I don’t know how common that degree of attention is (it seems to be getting worse, though…one of the primetime network news shows has gone all “Maury Povich” and started making catching internet sex-with-a-minor-seekers a weekly event), but the “source of harm” that I’m talking about is the objection to the relationship independent of the harm that the relationship does.
But it’s not just politicians and pundits. It seems to be mostly everybody. I’m all about condemning the hurting of children, but the status quo seems to be “hate pedophiles, or else!” which I cannot logically justify. We seem concerned with the damage that pedophilia does (which we should be), but we DON’T seem concerned with our contribution to that damage (which we should be).

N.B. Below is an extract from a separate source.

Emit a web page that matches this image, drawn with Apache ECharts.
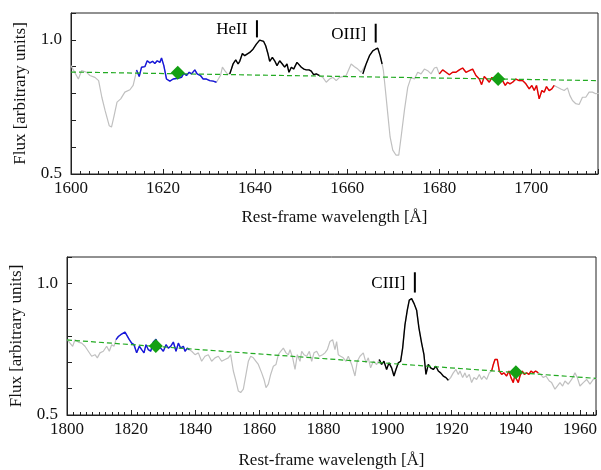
<!DOCTYPE html>
<html>
<head>
<meta charset="utf-8">
<script src="https://cdn.jsdelivr.net/npm/echarts@6/dist/echarts.min.js"></script>
<style>
  html, body { margin: 0; padding: 0; background: #fff; }
  #chart { width: 601px; height: 470px; }
</style>
</head>
<body>
<div id="chart"></div>
<script>
// ---- top panel: HeII / OIII] region ----
const topGrayA = [[1600.0,0.904],[1601.6,0.854],[1602.3,0.885],[1603.4,0.879],[1604.1,0.867],[1605.2,0.860],[1606.0,0.848],[1606.7,0.786],[1607.4,0.737],[1608.3,0.680],[1608.8,0.675],[1609.3,0.712],[1610.0,0.768],[1610.8,0.780],[1611.7,0.805],[1612.8,0.814],[1613.5,0.830],[1614.1,0.873],[1614.24,0.888]]
const topBlue = [[1614.24,0.888],[1614.82,0.863],[1615.33,0.898],[1616.05,0.900],[1616.56,0.922],[1617.14,0.914],[1617.72,0.920],[1618.22,0.912],[1618.73,0.922],[1619.31,0.916],[1619.67,0.932],[1620.17,0.904],[1620.75,0.854],[1621.48,0.846],[1622.20,0.854],[1623.28,0.857],[1624.01,0.860],[1624.51,0.875],[1625.09,0.867],[1625.67,0.879],[1626.18,0.873],[1626.90,0.888],[1627.40,0.873],[1628.13,0.867],[1628.71,0.854],[1629.43,0.854],[1630.15,0.848],[1630.88,0.846],[1631.60,0.842]]
const topGrayB = [[1631.60,0.842],[1631.96,0.848],[1632.47,0.867],[1632.90,0.898],[1633.41,0.885],[1633.98,0.873],[1634.49,0.873]]
const topHeII = [[1634.49,0.873],[1634.85,0.891],[1635.21,0.910],[1635.79,0.925],[1636.30,0.910],[1636.66,0.920],[1637.24,0.949],[1637.74,0.941],[1638.25,0.947],[1638.83,0.953],[1639.55,0.965],[1640.27,0.984],[1640.99,0.999],[1641.36,1.000],[1641.86,0.994],[1642.30,0.978],[1642.81,0.947],[1643.17,0.920],[1643.75,0.935],[1644.25,0.922],[1644.76,0.904],[1645.34,0.922],[1645.91,0.910],[1646.42,0.898],[1646.93,0.910],[1647.36,0.879],[1647.87,0.898],[1648.37,0.891],[1649.10,0.916],[1649.53,0.916],[1650.04,0.898],[1650.61,0.891],[1651.12,0.888],[1651.70,0.888],[1652.21,0.883],[1652.71,0.870],[1653.29,0.873],[1654.01,0.867]]
const topGrayC = [[1654.01,0.867],[1654.72,0.860],[1655.45,0.842],[1656.17,0.854],[1656.89,0.860],[1657.62,0.848],[1658.34,0.860],[1659.06,0.863],[1659.78,0.867],[1660.87,0.910],[1661.59,0.900],[1662.32,0.891],[1663.04,0.879],[1663.40,0.873]]
const topOIII = [[1663.40,0.873],[1664.12,0.910],[1664.85,0.941],[1665.57,0.959],[1666.15,0.965],[1666.65,0.969],[1667.16,0.941],[1667.59,0.910]]
const topGrayD = [[1667.59,0.910],[1667.88,0.885],[1668.32,0.811],[1668.82,0.725],[1669.33,0.638],[1669.91,0.589],[1670.63,0.570],[1671.21,0.570],[1671.72,0.638],[1672.44,0.737],[1673.16,0.823],[1673.88,0.860],[1674.61,0.854],[1675.33,0.879],[1676.05,0.873],[1676.78,0.891],[1677.50,0.885],[1678.22,0.873],[1678.95,0.895],[1679.45,0.898],[1680.03,0.873]]
const topRed = [[1680.03,0.873],[1680.75,0.888],[1681.48,0.879],[1682.20,0.870],[1682.92,0.879],[1683.65,0.879],[1684.37,0.888],[1685.09,0.895],[1685.81,0.879],[1686.54,0.885],[1687.26,0.891],[1687.98,0.867],[1688.71,0.854],[1689.21,0.833],[1689.79,0.863],[1690.30,0.854],[1690.88,0.842],[1691.45,0.860],[1691.96,0.848],[1692.47,0.860],[1693.05,0.854],[1693.77,0.848],[1694.35,0.830],[1694.85,0.842],[1695.36,0.836],[1695.94,0.842],[1696.66,0.854],[1697.38,0.848],[1698.11,0.848],[1698.83,0.836],[1699.55,0.817],[1700.13,0.830],[1700.64,0.811],[1701.14,0.830],[1701.72,0.780],[1702.30,0.811],[1702.81,0.805],[1703.31,0.826],[1703.89,0.811],[1704.47,0.817],[1704.98,0.830]]
const topGrayE = [[1704.98,0.830],[1705.70,0.823],[1706.42,0.817],[1707.15,0.811],[1707.87,0.821],[1708.38,0.793],[1708.95,0.774],[1709.68,0.762],[1710.40,0.759],[1711.12,0.786],[1711.85,0.786],[1712.57,0.805],[1713.29,0.805],[1714.01,0.799],[1714.74,0.801]]
const topFit = [[1600, 0.880], [1714.5, 0.848]]
const topWindows = [[1623.2, 0.877], [1692.8, 0.854]]
const topLines = [['HeII', 1640.4, 1.009, 1.073, 1.038], ['OIII]', 1666.2, 0.990, 1.060, 1.021]]

// ---- bottom panel: CIII] region ----
const botGrayA = [[1800.10,0.786],[1800.94,0.773],[1801.77,0.761],[1802.50,0.786],[1803.54,0.777],[1804.57,0.773],[1805.61,0.761],[1806.65,0.742],[1807.69,0.723],[1808.73,0.729],[1809.46,0.717],[1810.29,0.736],[1811.33,0.742],[1812.37,0.761],[1813.20,0.742],[1813.93,0.767],[1814.66,0.761],[1815.28,0.786]]
const botBlue = [[1815.28,0.786],[1816.01,0.798],[1816.74,0.805],[1817.36,0.798],[1818.09,0.815],[1818.61,0.817],[1819.44,0.786],[1820.17,0.773],[1820.90,0.767],[1821.73,0.736],[1822.56,0.761],[1823.29,0.748],[1824.02,0.736],[1824.64,0.767],[1825.37,0.748],[1826.10,0.742],[1826.93,0.777],[1827.76,0.788],[1828.49,0.761],[1829.22,0.754],[1830.05,0.742],[1830.88,0.767],[1831.61,0.754],[1832.34,0.761],[1833.17,0.777],[1834.00,0.742],[1834.73,0.773],[1835.45,0.754],[1836.29,0.761],[1836.81,0.742],[1837.53,0.754],[1838.16,0.748]]
const botGrayB = [[1838.16,0.748],[1838.89,0.742],[1839.93,0.729],[1840.97,0.736],[1842.00,0.704],[1843.04,0.723],[1844.08,0.729],[1845.12,0.704],[1846.16,0.717],[1847.20,0.723],[1848.24,0.704],[1849.28,0.711],[1850.32,0.717],[1851.05,0.729],[1851.88,0.667],[1852.71,0.629],[1853.44,0.591],[1854.17,0.585],[1855.00,0.598],[1855.83,0.654],[1856.56,0.704],[1857.29,0.723],[1858.12,0.717],[1858.95,0.704],[1859.68,0.692],[1860.72,0.660],[1861.45,0.635],[1862.07,0.604],[1862.80,0.617],[1863.53,0.654],[1864.36,0.685],[1865.19,0.692],[1865.92,0.729],[1866.65,0.742],[1867.48,0.754],[1868.31,0.736],[1869.04,0.729],[1869.56,0.748],[1870.39,0.717],[1871.12,0.673],[1871.84,0.729],[1872.68,0.704],[1873.20,0.742],[1873.92,0.729],[1874.76,0.723],[1875.59,0.742],[1876.32,0.704],[1877.04,0.736],[1877.88,0.742],[1878.71,0.723],[1879.73,0.729],[1880.46,0.736],[1881.19,0.748],[1882.02,0.779],[1882.85,0.786],[1883.58,0.748],[1884.10,0.779],[1884.62,0.729],[1885.35,0.723],[1886.18,0.717],[1887.01,0.704],[1887.74,0.723],[1888.78,0.692],[1889.82,0.648],[1890.54,0.704],[1891.38,0.723],[1892.42,0.736],[1893.25,0.698],[1893.98,0.717],[1894.70,0.679],[1895.54,0.704],[1896.58,0.692],[1897.41,0.711]]
const botCIII = [[1897.41,0.711],[1898.13,0.692],[1898.86,0.704],[1899.69,0.673],[1900.42,0.698],[1901.25,0.679],[1901.98,0.648],[1902.61,0.673],[1903.33,0.698],[1904.06,0.704],[1904.69,0.754],[1905.41,0.842],[1906.14,0.898],[1906.76,0.936],[1907.49,0.942],[1908.22,0.924],[1909.05,0.898],[1909.78,0.830],[1910.61,0.773],[1911.34,0.729],[1911.96,0.654],[1912.69,0.692],[1913.42,0.679],[1914.25,0.673],[1915.08,0.685],[1915.81,0.667],[1916.54,0.660],[1917.37,0.648],[1918.20,0.642],[1918.93,0.632]]
const botGrayC = [[1918.93,0.632],[1919.66,0.642],[1920.49,0.660],[1921.32,0.673],[1922.05,0.654],[1922.57,0.667],[1923.40,0.642],[1924.13,0.660],[1924.65,0.642],[1925.48,0.654],[1926.21,0.623],[1926.94,0.642],[1927.77,0.635],[1928.60,0.654],[1929.33,0.635],[1930.05,0.648],[1930.89,0.635],[1931.72,0.660],[1932.45,0.667]]
const botRed = [[1932.45,0.667],[1932.97,0.692],[1933.49,0.711],[1934.21,0.711],[1934.84,0.667],[1935.57,0.654],[1936.29,0.660],[1937.12,0.648],[1937.85,0.667],[1938.48,0.642],[1939.20,0.623],[1939.72,0.654],[1940.24,0.635],[1940.76,0.623],[1941.28,0.648],[1942.01,0.667],[1942.64,0.654],[1943.36,0.660],[1944.09,0.654],[1944.71,0.667],[1945.44,0.660],[1946.17,0.667],[1947.00,0.660]]
const botGrayD = [[1947.00,0.660],[1947.73,0.654],[1948.56,0.642],[1949.39,0.648],[1950.43,0.629],[1951.16,0.623],[1952.20,0.598],[1952.93,0.610],[1953.76,0.623],[1954.59,0.610],[1955.32,0.629],[1956.36,0.617],[1957.40,0.635],[1958.44,0.660],[1959.17,0.642],[1960.00,0.610],[1961.04,0.623],[1962.08,0.635],[1963.12,0.617],[1964.16,0.635],[1965.20,0.639]]
const botFit = [[1800, 0.785], [1965, 0.639]]
const botWindows = [[1827.7, 0.762], [1940.0, 0.662]]
const botLines = [['CIII]', 1908.5, 0.965, 1.042, 1.0]]

const FONT = 'Liberation Serif, DejaVu Serif, serif'
const GRAY = '#c0c0c0'
const GREEN = '#22aa22'

function xAxisCfg(gridIndex, min, max, gap) {
  return {
    type: 'value', gridIndex, min, max, interval: 20,
    name: 'Rest-frame wavelength [Å]', nameLocation: 'middle', nameGap: gap,
    nameTextStyle: { fontFamily: FONT, fontSize: 17, color: '#111' },
    axisLine: { lineStyle: { color: '#222', width: 1 } },
    axisTick: { inside: true, length: 5, lineStyle: { color: '#222' } },
    minorTick: { show: true, splitNumber: 10, length: 3, lineStyle: { color: '#222' } },
    axisLabel: { fontFamily: FONT, fontSize: 17, color: '#111', margin: 6,
      formatter: v => (v < max - 0.01 ? String(v) : '') },
    splitLine: { show: false }
  }
}

function yAxisCfg(gridIndex) {
  return {
    type: 'value', gridIndex, min: 0.5, max: 1.1, interval: 0.1,
    name: 'Flux [arbitrary units]', nameLocation: 'middle', nameGap: 42,
    nameTextStyle: { fontFamily: FONT, fontSize: 17, color: '#111' },
    axisLine: { lineStyle: { color: '#222', width: 1 } },
    axisTick: { inside: true, length: 5, lineStyle: { color: '#222' } },
    axisLabel: { fontFamily: FONT, fontSize: 17, color: '#111', margin: 9,
      formatter: v => (Math.abs(v - 0.5) < 1e-6 || Math.abs(v - 1) < 1e-6 ? v.toFixed(1) : '') },
    splitLine: { show: false }
  }
}

function lineSeries(idx, data, color, width) {
  return {
    type: 'line', xAxisIndex: idx, yAxisIndex: idx, data,
    symbol: 'none', lineStyle: { color, width }, z: 3, silent: true
  }
}

function panelSeries(idx, grays, blue, blacks, red, fit, windows, lines) {
  const out = []
  out.push(lineSeries(idx, [].concat(...grays), GRAY, 1.2))
  out.push({
    type: 'line', xAxisIndex: idx, yAxisIndex: idx, data: fit, symbol: 'none', z: 4,
    lineStyle: { color: GREEN, width: 1.2, type: [5, 3] }
  })
  out.push(lineSeries(idx, blue, '#1515dd', 1.4))
  blacks.forEach(b => out.push(lineSeries(idx, b, '#000', 1.4)))
  out.push(lineSeries(idx, red, '#e80000', 1.4))
  out.push({
    type: 'scatter', xAxisIndex: idx, yAxisIndex: idx, data: windows,
    symbol: 'diamond', symbolSize: 14, itemStyle: { color: '#14a014', opacity: 1 }, z: 6
  })
  lines.forEach(([name, wl, y0, y1, ty]) => {
    out.push(lineSeries(idx, [[wl, y0], [wl, y1]], '#000', 2))
    out.push({
      type: 'scatter', xAxisIndex: idx, yAxisIndex: idx, data: [[wl, ty]],
      symbol: 'circle', symbolSize: 1, itemStyle: { color: '#fff', opacity: 0 },
      label: { show: true, position: 'left', distance: 9, formatter: name, opacity: 1,
        fontFamily: FONT, fontSize: 17, color: '#000' }
    })
  })
  return out
}

const chart = echarts.init(document.getElementById('chart'))
chart.setOption({
  animation: false,
  backgroundColor: '#fff',
  grid: [
    { left: 71, top: 13, width: 528, height: 161, show: true, borderColor: '#222', borderWidth: 1, containLabel: false },
    { left: 67, top: 257, width: 529, height: 159, show: true, borderColor: '#222', borderWidth: 1, containLabel: false }
  ],
  xAxis: [xAxisCfg(0, 1600, 1714.5, 35), xAxisCfg(1, 1800, 1965, 37)],
  yAxis: [yAxisCfg(0), yAxisCfg(1)],
  series: [
    ...panelSeries(0, [topGrayA, topBlue, topGrayB, topHeII, topGrayC, topOIII, topGrayD, topRed, topGrayE],
      topBlue, [topHeII, topOIII], topRed, topFit, topWindows, topLines),
    ...panelSeries(1, [botGrayA, botBlue, botGrayB, botCIII, botGrayC, botRed, botGrayD],
      botBlue, [botCIII], botRed, botFit, botWindows, botLines)
  ]
})
</script>
</body>
</html>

“Yes” to the two latter statements, but “maybe not” to the first one (my question here would be "consent meaningful to who?") I definitely think that the well-being of the child should be the priority, and our personal prejudices should not interfere with that. So while we should definitely make the child’s well-being our first priority, that doesn’t mean we should simply tell them “NO” because it suits us (which is what we seem to be doing).
Well, I’m not proposing anything (at least not until I’m elected to public office), but as an armchair thinker without documentable credentials, I am currently of the opinion that age should not be a factor in determining sexual wrongdoing. There are certainly reasons to condemn some sexual acts, but age (IMHO) isn’t one of them.